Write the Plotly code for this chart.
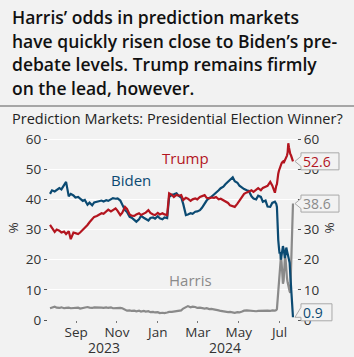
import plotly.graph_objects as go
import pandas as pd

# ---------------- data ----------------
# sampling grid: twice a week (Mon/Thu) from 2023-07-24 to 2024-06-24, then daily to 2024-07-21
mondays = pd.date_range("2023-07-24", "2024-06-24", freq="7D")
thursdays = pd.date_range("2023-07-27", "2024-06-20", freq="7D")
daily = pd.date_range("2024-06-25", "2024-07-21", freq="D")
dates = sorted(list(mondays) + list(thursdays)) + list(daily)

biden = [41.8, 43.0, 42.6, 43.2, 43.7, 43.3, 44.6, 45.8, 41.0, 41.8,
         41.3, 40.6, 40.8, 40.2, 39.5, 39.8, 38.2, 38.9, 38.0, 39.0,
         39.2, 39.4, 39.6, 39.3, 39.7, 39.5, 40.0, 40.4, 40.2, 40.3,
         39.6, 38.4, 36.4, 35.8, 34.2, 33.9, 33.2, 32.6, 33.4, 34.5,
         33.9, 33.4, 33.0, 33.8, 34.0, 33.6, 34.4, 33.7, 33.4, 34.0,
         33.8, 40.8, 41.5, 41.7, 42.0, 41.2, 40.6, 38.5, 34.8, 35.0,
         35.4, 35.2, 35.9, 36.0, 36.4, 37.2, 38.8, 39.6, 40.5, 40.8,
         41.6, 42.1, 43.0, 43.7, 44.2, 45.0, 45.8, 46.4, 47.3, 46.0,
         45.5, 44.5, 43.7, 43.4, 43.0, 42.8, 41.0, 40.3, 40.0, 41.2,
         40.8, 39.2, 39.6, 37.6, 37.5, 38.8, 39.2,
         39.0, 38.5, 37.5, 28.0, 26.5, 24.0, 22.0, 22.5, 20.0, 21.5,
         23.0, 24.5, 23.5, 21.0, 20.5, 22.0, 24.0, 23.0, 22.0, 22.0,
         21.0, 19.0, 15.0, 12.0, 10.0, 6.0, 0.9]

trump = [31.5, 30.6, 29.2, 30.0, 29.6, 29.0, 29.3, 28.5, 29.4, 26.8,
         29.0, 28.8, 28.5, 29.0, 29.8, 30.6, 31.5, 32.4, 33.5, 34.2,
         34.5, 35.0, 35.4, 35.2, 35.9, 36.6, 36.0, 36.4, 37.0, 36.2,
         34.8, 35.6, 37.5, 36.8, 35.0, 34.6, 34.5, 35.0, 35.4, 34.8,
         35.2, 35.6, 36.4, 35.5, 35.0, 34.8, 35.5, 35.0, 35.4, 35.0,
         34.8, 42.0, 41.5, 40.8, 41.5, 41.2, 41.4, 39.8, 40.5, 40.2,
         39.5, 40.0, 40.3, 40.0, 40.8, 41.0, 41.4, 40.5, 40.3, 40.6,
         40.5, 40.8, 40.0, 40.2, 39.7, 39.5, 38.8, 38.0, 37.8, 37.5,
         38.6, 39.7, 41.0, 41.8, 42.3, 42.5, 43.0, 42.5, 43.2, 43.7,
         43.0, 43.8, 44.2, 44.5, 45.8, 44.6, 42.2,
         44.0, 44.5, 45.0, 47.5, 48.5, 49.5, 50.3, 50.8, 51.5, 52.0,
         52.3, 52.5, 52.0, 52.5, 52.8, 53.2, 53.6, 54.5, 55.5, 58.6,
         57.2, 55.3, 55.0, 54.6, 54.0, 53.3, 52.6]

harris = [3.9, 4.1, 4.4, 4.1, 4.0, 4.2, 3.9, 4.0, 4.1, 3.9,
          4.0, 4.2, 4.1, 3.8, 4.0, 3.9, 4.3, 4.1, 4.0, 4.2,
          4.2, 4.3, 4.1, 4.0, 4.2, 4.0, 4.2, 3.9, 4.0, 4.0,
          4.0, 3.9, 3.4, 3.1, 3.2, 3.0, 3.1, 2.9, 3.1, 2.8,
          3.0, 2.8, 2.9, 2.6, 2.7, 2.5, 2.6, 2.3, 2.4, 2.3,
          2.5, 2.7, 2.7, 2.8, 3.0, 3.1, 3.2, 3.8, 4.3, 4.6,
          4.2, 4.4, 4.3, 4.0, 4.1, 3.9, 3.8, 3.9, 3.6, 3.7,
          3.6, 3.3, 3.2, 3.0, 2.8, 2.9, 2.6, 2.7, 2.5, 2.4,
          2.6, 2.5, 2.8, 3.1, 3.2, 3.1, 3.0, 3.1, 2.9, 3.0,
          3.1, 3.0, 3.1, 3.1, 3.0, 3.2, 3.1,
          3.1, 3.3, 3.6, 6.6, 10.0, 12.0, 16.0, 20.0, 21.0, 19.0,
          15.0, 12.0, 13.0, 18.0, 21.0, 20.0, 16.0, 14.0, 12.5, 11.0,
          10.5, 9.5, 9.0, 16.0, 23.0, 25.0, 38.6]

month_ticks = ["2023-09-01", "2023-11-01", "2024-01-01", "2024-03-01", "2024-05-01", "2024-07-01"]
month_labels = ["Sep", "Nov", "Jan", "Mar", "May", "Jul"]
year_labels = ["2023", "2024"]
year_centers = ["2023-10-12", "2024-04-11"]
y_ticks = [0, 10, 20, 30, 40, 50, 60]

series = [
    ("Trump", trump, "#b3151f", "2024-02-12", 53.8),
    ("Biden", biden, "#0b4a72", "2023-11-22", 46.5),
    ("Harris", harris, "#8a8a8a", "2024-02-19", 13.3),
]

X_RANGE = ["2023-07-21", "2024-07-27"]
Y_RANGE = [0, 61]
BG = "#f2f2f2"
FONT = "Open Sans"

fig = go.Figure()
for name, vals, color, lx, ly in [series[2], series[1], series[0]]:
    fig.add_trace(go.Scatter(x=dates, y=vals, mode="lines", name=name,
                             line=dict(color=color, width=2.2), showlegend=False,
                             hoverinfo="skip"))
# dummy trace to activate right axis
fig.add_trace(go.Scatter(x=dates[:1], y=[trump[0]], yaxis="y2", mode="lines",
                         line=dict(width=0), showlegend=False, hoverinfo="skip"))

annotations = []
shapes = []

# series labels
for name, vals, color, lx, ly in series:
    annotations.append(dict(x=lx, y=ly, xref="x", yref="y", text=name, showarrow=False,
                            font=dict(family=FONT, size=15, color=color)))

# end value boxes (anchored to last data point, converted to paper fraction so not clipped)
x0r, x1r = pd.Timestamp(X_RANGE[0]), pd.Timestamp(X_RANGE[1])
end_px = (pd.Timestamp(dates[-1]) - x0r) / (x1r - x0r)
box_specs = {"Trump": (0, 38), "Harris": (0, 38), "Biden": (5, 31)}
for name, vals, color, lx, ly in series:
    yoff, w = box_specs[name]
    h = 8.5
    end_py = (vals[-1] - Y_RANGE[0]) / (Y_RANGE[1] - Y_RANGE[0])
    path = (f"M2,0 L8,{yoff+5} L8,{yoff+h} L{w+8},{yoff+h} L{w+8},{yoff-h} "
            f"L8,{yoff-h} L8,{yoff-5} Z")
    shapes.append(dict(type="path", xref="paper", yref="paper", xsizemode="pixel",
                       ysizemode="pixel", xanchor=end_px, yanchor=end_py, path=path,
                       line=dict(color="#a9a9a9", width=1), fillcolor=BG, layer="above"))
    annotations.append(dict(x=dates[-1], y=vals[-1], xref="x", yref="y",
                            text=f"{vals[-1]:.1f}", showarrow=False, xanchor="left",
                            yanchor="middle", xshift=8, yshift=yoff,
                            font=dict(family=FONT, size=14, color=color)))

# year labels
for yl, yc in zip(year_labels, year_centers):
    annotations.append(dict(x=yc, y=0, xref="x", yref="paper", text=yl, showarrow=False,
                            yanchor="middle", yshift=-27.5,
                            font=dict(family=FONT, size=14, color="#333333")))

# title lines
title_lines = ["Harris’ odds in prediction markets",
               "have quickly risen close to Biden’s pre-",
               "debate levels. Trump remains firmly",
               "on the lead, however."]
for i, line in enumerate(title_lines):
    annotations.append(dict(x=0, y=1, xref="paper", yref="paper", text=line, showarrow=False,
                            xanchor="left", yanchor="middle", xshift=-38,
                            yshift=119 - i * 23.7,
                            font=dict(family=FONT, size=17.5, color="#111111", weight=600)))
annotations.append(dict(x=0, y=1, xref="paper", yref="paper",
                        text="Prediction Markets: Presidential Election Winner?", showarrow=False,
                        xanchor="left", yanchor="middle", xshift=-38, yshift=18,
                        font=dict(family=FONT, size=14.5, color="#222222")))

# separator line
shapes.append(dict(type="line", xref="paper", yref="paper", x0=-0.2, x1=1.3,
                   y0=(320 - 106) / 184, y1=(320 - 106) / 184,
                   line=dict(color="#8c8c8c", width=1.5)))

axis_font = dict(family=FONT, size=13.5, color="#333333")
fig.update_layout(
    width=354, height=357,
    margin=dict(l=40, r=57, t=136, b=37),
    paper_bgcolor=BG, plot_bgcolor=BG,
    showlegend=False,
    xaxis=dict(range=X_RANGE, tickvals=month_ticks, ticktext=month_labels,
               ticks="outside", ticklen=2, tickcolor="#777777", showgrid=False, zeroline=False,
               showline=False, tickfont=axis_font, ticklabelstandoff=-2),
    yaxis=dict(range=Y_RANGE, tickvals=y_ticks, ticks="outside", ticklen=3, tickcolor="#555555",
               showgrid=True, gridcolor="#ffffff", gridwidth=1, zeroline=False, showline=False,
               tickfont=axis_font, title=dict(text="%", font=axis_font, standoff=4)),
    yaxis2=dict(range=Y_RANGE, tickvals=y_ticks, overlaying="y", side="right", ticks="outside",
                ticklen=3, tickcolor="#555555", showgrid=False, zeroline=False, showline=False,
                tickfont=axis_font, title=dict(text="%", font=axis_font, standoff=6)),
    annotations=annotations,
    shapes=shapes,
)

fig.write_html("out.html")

--

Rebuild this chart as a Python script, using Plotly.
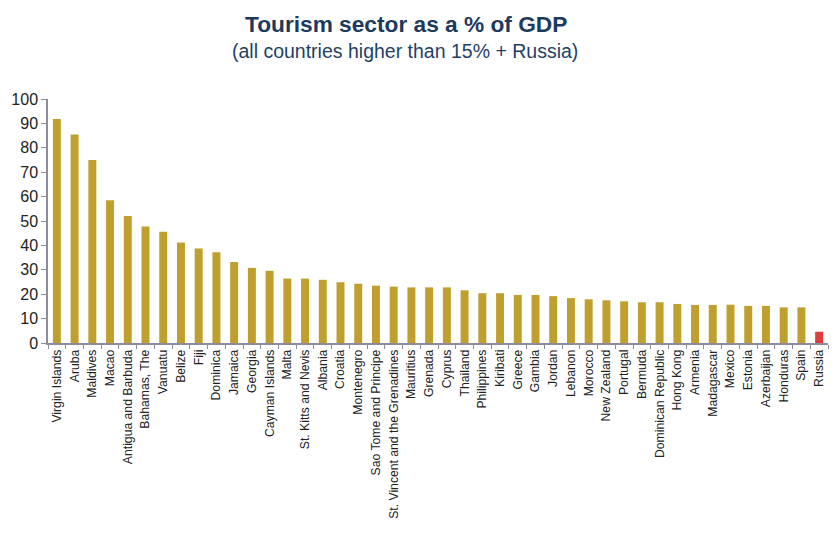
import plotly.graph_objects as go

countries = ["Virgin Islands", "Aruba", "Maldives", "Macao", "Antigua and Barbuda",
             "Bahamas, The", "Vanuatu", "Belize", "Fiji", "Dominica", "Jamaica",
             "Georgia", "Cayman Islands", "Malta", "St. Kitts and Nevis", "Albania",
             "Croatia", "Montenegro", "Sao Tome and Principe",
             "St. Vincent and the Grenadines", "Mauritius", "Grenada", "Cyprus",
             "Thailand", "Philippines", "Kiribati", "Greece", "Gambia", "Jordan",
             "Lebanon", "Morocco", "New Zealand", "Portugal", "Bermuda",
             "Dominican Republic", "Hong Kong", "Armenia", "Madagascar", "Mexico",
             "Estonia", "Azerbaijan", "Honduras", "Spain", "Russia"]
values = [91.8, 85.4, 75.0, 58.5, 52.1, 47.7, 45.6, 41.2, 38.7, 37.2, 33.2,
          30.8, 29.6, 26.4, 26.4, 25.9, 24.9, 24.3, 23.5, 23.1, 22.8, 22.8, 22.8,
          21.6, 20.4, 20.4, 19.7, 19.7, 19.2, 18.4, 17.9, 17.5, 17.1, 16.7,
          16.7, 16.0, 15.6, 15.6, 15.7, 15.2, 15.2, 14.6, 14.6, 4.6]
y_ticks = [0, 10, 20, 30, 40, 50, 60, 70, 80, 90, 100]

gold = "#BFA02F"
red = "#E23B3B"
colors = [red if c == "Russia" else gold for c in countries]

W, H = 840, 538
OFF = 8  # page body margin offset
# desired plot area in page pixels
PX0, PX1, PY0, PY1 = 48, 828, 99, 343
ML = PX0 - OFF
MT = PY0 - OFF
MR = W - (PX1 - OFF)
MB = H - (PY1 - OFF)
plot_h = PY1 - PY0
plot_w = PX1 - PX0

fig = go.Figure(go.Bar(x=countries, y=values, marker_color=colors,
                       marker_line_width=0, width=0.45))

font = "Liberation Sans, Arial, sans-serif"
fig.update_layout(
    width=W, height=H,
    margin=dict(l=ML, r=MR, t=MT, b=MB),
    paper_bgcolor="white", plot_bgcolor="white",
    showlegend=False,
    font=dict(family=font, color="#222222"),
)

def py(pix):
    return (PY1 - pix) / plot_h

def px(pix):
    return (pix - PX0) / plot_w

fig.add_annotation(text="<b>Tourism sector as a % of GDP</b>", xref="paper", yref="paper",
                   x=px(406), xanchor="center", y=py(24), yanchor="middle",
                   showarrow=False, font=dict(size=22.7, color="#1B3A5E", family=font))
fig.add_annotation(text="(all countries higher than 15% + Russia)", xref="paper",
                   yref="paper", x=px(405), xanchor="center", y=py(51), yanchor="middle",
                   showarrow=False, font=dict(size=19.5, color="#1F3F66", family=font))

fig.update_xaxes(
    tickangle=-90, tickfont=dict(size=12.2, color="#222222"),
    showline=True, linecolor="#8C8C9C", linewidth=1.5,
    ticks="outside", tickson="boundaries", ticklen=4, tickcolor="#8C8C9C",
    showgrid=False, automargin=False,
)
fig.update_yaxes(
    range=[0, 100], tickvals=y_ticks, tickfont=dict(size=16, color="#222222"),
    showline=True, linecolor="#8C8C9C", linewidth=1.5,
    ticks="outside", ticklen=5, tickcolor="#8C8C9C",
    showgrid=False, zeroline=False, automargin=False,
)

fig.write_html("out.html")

Your objective:
Working from the listing above, pick out every line that has "this" and copy it.

Right answer:
Write the Plotly code for this chart.
Rebuild this chart as a Python script, using Plotly.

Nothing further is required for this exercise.